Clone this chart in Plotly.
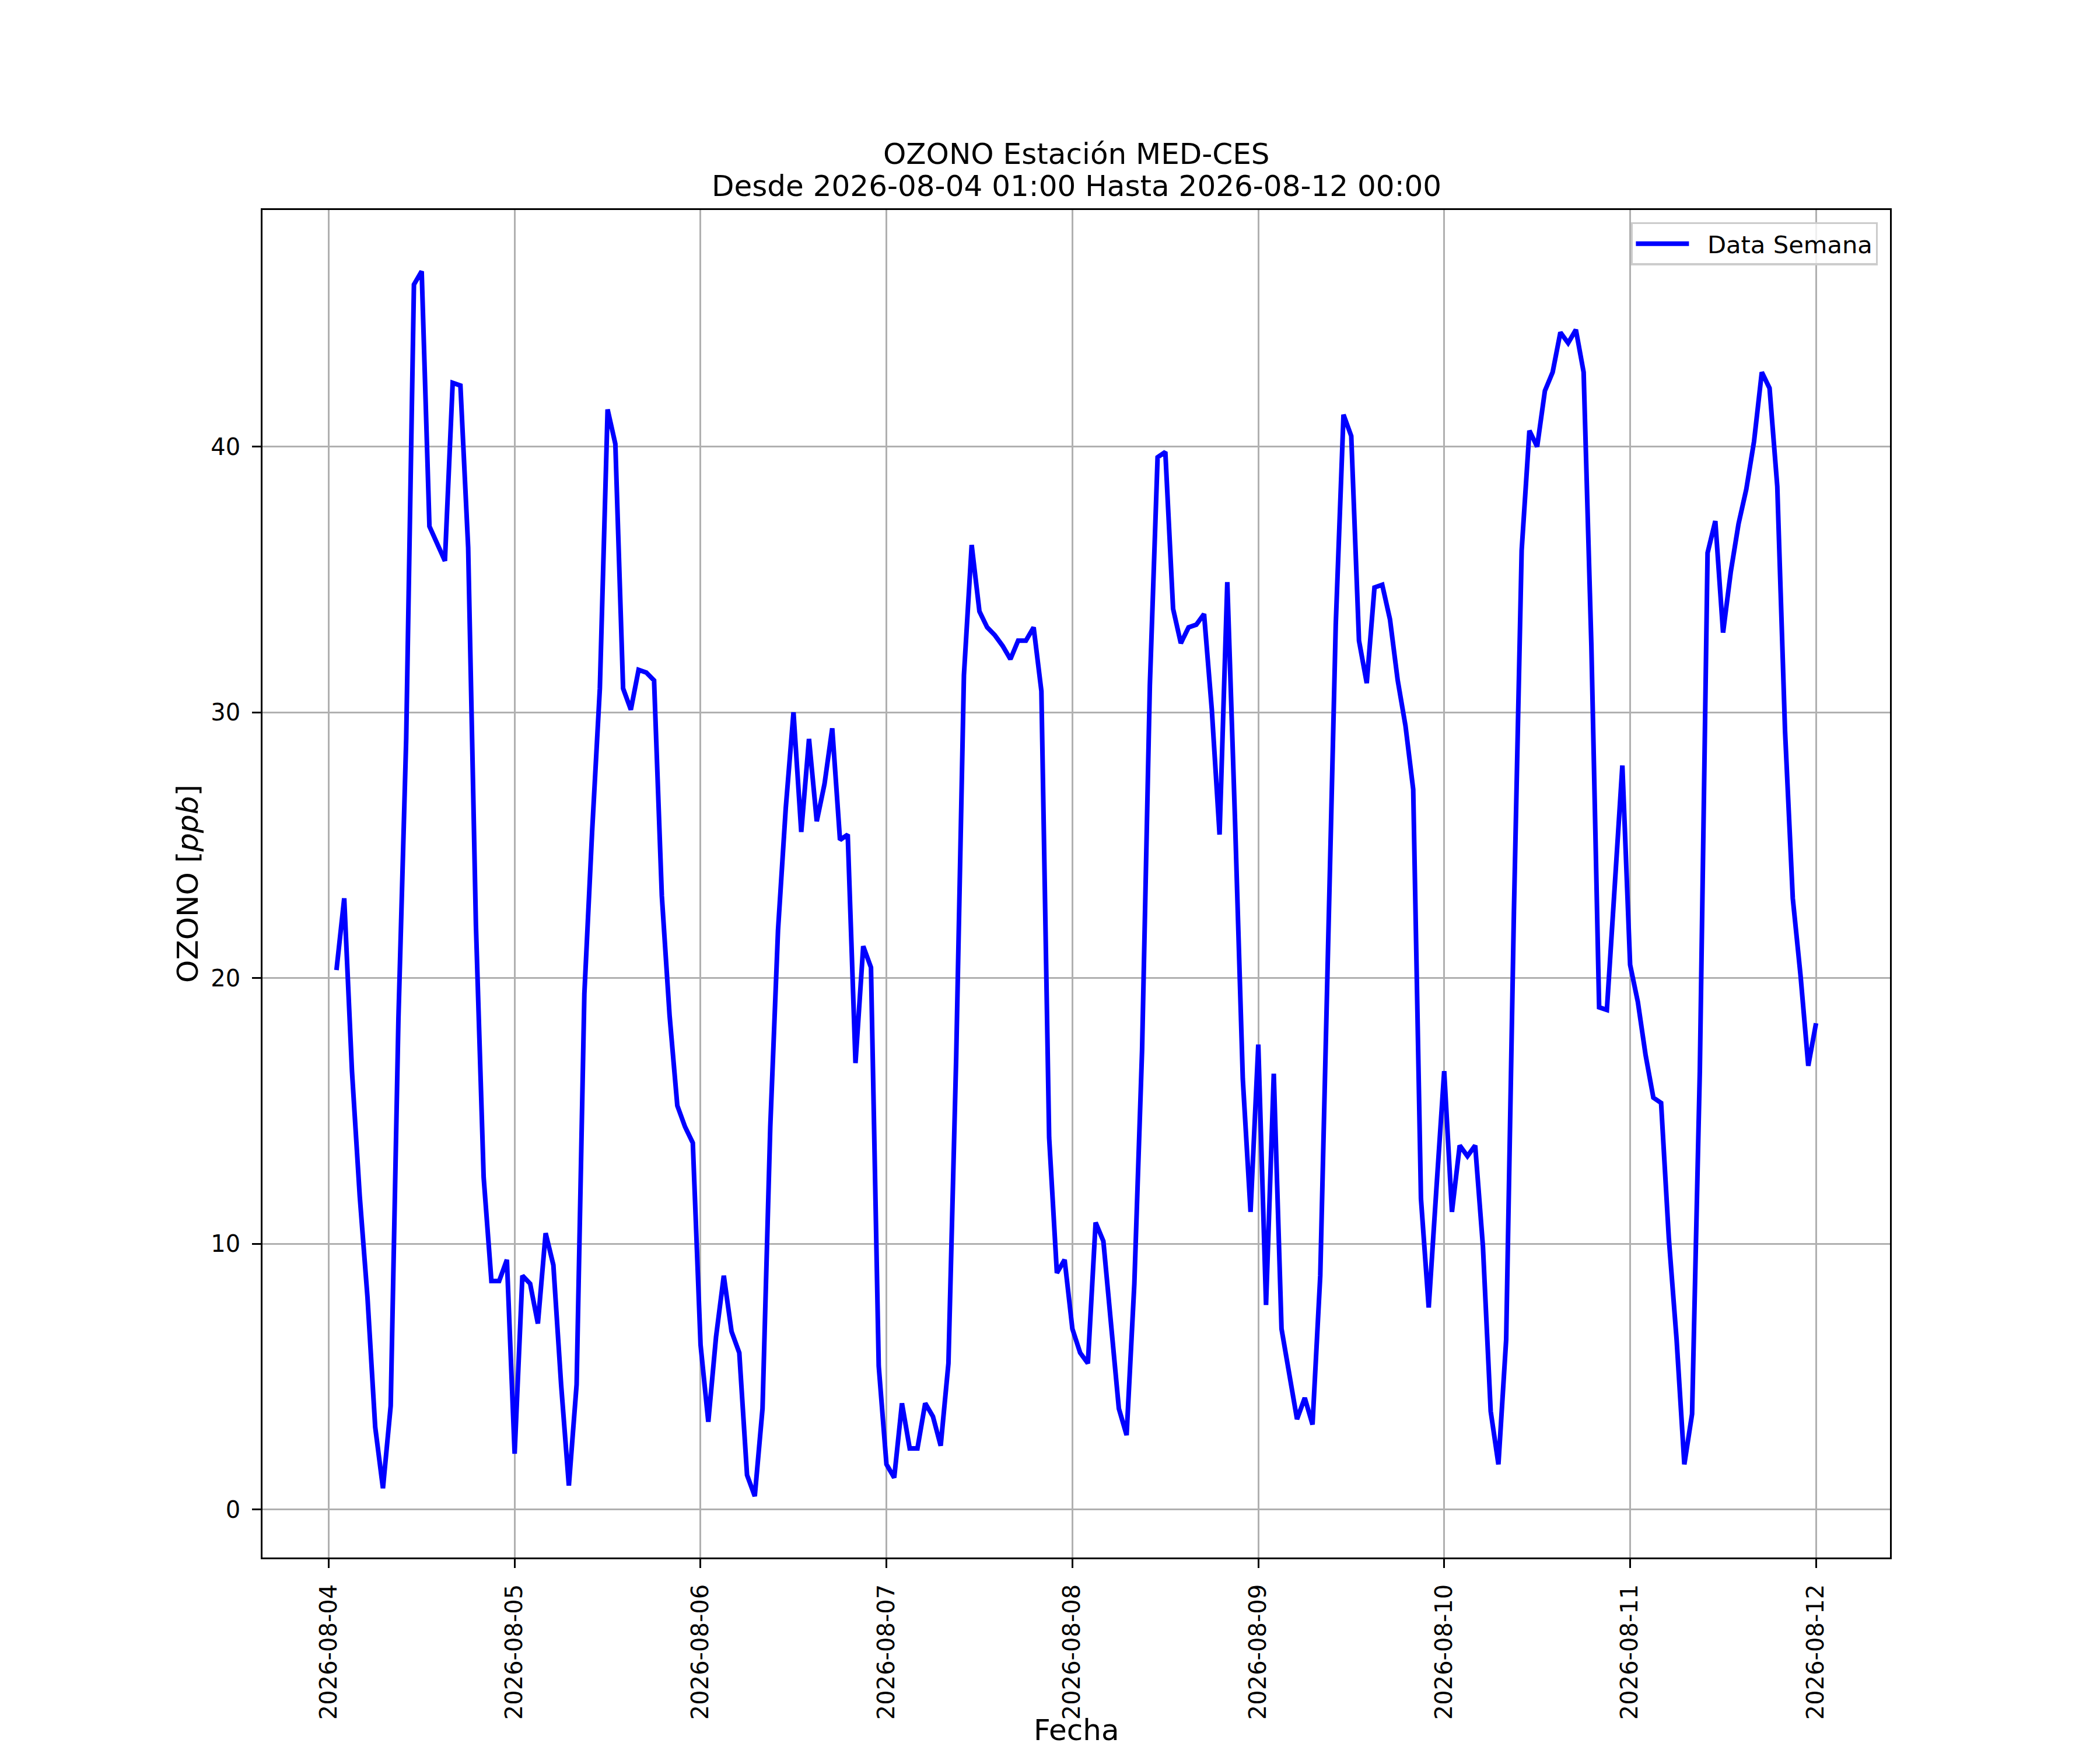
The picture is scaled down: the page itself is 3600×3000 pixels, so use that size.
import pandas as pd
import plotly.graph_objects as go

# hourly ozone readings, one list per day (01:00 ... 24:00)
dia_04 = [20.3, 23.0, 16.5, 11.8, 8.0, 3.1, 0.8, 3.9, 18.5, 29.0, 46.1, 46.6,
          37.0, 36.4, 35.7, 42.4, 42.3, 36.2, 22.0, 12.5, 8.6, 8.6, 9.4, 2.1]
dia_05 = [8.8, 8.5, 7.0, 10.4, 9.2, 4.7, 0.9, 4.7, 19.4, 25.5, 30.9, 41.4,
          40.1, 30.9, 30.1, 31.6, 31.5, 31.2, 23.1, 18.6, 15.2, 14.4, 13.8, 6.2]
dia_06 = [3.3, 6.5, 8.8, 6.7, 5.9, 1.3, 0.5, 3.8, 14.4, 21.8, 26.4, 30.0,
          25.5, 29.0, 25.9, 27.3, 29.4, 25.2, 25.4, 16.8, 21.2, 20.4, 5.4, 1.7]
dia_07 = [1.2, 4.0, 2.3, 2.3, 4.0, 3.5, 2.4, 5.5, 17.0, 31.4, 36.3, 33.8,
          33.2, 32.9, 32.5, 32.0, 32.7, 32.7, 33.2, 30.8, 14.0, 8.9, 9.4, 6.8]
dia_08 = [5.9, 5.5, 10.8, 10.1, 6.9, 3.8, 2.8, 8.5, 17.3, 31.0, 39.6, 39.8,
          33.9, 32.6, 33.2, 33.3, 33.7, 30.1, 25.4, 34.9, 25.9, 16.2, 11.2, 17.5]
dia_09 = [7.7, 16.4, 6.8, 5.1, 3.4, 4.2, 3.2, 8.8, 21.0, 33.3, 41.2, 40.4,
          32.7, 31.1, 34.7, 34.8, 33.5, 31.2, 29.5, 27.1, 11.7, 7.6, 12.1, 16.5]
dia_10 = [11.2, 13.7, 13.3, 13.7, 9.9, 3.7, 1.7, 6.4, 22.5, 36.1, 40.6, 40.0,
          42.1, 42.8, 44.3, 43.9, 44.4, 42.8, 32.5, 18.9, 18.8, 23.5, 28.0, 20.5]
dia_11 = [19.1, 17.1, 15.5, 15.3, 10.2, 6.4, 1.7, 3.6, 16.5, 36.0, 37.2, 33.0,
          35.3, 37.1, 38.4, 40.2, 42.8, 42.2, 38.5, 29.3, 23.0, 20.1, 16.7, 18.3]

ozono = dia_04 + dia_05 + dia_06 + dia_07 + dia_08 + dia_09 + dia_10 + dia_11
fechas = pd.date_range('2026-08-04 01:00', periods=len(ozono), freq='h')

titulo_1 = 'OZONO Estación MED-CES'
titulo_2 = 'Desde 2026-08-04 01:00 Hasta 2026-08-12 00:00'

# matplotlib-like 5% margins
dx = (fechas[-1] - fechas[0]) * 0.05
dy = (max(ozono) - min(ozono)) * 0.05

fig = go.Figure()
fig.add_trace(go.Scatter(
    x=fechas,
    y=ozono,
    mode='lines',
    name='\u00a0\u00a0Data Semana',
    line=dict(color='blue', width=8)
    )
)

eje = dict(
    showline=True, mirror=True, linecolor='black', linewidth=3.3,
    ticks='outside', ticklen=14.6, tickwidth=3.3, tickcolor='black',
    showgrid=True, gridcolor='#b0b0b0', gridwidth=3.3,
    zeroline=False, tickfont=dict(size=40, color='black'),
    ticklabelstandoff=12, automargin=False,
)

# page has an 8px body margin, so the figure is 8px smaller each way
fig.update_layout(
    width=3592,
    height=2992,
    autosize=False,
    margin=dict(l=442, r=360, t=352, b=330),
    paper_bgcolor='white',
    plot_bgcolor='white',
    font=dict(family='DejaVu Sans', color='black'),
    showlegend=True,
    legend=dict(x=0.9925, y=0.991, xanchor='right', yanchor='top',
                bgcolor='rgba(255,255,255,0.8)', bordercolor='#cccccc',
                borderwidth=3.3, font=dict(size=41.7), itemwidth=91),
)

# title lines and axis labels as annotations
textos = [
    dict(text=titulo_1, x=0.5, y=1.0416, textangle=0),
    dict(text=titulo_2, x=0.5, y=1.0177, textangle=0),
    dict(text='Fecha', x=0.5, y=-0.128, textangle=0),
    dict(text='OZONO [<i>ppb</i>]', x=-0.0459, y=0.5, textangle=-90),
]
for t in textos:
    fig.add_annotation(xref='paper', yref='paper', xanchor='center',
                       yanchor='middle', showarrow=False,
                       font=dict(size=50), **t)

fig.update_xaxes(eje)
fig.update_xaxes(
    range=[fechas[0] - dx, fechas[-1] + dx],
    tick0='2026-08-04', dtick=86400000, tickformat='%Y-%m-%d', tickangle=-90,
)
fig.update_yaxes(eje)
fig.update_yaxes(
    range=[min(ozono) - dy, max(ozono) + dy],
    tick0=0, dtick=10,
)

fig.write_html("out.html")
---
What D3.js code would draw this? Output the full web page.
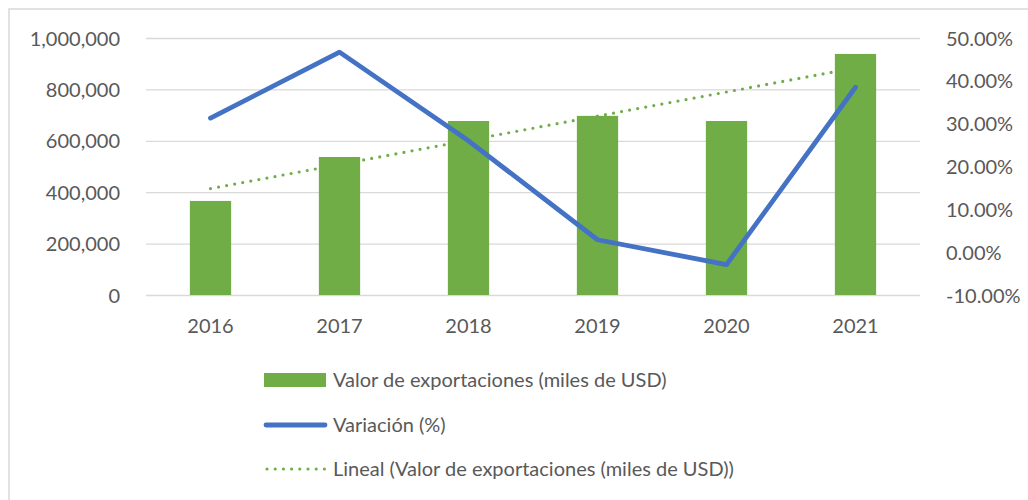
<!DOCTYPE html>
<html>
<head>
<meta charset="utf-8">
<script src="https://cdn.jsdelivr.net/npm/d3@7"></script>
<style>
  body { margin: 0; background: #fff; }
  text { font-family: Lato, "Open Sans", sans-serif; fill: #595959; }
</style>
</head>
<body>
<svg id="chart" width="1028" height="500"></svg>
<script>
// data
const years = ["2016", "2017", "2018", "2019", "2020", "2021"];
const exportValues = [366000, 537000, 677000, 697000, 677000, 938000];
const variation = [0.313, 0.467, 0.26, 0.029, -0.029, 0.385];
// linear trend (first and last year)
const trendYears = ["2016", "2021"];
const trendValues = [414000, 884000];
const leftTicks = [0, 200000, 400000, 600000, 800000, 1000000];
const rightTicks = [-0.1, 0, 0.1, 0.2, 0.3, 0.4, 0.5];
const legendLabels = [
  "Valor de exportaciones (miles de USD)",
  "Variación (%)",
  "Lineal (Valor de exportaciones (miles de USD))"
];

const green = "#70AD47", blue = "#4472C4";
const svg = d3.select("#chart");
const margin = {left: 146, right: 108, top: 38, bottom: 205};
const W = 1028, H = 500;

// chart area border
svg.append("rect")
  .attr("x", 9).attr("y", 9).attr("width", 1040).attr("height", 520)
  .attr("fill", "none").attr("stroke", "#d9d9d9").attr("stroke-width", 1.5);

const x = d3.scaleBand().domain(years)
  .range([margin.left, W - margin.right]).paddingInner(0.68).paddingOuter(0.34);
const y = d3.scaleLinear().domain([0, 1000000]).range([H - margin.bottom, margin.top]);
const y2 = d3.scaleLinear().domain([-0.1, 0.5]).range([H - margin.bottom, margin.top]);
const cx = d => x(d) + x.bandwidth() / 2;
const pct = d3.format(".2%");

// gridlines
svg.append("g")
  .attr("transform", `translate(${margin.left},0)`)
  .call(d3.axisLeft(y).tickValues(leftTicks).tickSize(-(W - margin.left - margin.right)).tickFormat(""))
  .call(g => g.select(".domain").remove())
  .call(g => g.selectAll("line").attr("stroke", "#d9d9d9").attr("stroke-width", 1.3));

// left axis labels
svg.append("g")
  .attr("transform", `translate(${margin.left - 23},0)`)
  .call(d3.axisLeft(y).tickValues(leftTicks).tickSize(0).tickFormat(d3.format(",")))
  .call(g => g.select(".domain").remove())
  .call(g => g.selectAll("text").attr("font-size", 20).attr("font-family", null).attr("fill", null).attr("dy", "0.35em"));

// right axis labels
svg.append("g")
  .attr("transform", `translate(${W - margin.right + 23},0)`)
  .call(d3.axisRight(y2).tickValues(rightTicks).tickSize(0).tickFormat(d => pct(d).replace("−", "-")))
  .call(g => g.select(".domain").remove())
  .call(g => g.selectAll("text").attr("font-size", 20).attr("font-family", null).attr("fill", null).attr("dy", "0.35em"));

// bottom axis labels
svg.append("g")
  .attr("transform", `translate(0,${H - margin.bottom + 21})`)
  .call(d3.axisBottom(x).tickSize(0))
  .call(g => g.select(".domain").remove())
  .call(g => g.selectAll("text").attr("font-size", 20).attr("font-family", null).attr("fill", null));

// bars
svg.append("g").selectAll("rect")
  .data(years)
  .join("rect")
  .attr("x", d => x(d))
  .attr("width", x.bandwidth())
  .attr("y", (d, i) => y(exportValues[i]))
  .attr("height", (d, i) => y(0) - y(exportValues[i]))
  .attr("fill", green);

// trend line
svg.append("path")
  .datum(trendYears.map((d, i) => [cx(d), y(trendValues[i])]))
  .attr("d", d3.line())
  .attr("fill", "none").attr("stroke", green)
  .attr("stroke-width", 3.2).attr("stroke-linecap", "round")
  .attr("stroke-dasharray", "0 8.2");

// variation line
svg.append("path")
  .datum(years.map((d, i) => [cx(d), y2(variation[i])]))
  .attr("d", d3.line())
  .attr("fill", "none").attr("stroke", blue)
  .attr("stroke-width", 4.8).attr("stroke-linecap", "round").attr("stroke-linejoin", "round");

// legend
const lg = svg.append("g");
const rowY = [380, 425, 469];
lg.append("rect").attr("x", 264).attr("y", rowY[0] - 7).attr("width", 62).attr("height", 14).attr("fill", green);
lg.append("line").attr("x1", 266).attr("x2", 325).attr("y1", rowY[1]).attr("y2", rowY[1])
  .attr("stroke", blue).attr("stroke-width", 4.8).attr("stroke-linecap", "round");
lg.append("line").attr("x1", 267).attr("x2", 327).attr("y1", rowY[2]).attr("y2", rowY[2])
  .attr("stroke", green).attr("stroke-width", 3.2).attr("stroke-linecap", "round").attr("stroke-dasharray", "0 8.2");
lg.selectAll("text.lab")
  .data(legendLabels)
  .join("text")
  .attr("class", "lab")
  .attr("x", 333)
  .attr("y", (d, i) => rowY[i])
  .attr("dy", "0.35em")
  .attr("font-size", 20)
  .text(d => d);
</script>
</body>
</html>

» What the exercise asks:
Pictures excluded, retype exactly the lines running from the one with "Clone this chart in Plotly." through the one with "import plotly.graph_objects as go". Include both end lines and nothing more.

» Result:
Clone this chart in Plotly.
The picture is scaled down: the page itself is 3600×3000 pixels, so use that size.
import pandas as pd
import plotly.graph_objects as go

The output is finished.